◆ SOURCE MATERIAL ◆

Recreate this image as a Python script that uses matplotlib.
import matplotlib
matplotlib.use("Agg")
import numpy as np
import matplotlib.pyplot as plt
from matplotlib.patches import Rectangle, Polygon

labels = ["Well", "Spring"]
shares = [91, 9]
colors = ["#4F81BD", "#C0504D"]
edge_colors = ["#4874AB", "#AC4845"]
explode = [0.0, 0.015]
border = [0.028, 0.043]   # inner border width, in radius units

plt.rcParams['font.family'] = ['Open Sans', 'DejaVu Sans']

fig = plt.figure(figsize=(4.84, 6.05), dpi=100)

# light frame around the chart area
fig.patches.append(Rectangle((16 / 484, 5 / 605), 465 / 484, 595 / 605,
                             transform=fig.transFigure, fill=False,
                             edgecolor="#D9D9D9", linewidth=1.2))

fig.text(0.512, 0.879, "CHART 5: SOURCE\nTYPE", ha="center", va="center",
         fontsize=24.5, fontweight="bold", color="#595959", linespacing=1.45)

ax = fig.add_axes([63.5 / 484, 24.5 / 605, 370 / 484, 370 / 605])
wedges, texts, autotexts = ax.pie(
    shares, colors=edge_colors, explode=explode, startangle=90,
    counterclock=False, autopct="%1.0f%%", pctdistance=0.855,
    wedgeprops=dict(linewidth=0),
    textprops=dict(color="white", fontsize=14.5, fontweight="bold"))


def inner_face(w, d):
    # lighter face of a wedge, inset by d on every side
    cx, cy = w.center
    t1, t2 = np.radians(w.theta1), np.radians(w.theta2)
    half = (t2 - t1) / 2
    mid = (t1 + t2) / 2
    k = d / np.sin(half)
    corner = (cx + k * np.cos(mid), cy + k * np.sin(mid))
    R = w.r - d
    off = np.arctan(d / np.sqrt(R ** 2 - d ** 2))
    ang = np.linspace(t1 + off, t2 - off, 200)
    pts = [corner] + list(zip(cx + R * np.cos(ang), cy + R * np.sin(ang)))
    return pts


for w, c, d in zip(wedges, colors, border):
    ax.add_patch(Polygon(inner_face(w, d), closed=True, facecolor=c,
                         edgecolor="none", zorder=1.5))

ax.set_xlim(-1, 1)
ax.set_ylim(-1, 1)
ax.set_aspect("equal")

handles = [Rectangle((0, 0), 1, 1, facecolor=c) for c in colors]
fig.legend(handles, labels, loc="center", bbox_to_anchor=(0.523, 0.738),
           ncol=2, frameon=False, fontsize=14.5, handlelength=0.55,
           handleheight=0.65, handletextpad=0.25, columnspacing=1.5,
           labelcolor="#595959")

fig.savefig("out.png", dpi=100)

◆ WORK TO DO ◆
Copy out each line above, character for character.

◆ SOLUTION FOR THIS PROBLEM ◆
Recreate this image as a Python script that uses matplotlib.
import matplotlib
matplotlib.use("Agg")
import numpy as np
import matplotlib.pyplot as plt
from matplotlib.patches import Rectangle, Polygon

labels = ["Well", "Spring"]
shares = [91, 9]
colors = ["#4F81BD", "#C0504D"]
edge_colors = ["#4874AB", "#AC4845"]
explode = [0.0, 0.015]
border = [0.028, 0.043]   # inner border width, in radius units

plt.rcParams['font.family'] = ['Open Sans', 'DejaVu Sans']

fig = plt.figure(figsize=(4.84, 6.05), dpi=100)

# light frame around the chart area
fig.patches.append(Rectangle((16 / 484, 5 / 605), 465 / 484, 595 / 605,
                             transform=fig.transFigure, fill=False,
                             edgecolor="#D9D9D9", linewidth=1.2))

fig.text(0.512, 0.879, "CHART 5: SOURCE\nTYPE", ha="center", va="center",
         fontsize=24.5, fontweight="bold", color="#595959", linespacing=1.45)

ax = fig.add_axes([63.5 / 484, 24.5 / 605, 370 / 484, 370 / 605])
wedges, texts, autotexts = ax.pie(
    shares, colors=edge_colors, explode=explode, startangle=90,
    counterclock=False, autopct="%1.0f%%", pctdistance=0.855,
    wedgeprops=dict(linewidth=0),
    textprops=dict(color="white", fontsize=14.5, fontweight="bold"))


def inner_face(w, d):
    # lighter face of a wedge, inset by d on every side
    cx, cy = w.center
    t1, t2 = np.radians(w.theta1), np.radians(w.theta2)
    half = (t2 - t1) / 2
    mid = (t1 + t2) / 2
    k = d / np.sin(half)
    corner = (cx + k * np.cos(mid), cy + k * np.sin(mid))
    R = w.r - d
    off = np.arctan(d / np.sqrt(R ** 2 - d ** 2))
    ang = np.linspace(t1 + off, t2 - off, 200)
    pts = [corner] + list(zip(cx + R * np.cos(ang), cy + R * np.sin(ang)))
    return pts


for w, c, d in zip(wedges, colors, border):
    ax.add_patch(Polygon(inner_face(w, d), closed=True, facecolor=c,
                         edgecolor="none", zorder=1.5))

ax.set_xlim(-1, 1)
ax.set_ylim(-1, 1)
ax.set_aspect("equal")

handles = [Rectangle((0, 0), 1, 1, facecolor=c) for c in colors]
fig.legend(handles, labels, loc="center", bbox_to_anchor=(0.523, 0.738),
           ncol=2, frameon=False, fontsize=14.5, handlelength=0.55,
           handleheight=0.65, handletextpad=0.25, columnspacing=1.5,
           labelcolor="#595959")

fig.savefig("out.png", dpi=100)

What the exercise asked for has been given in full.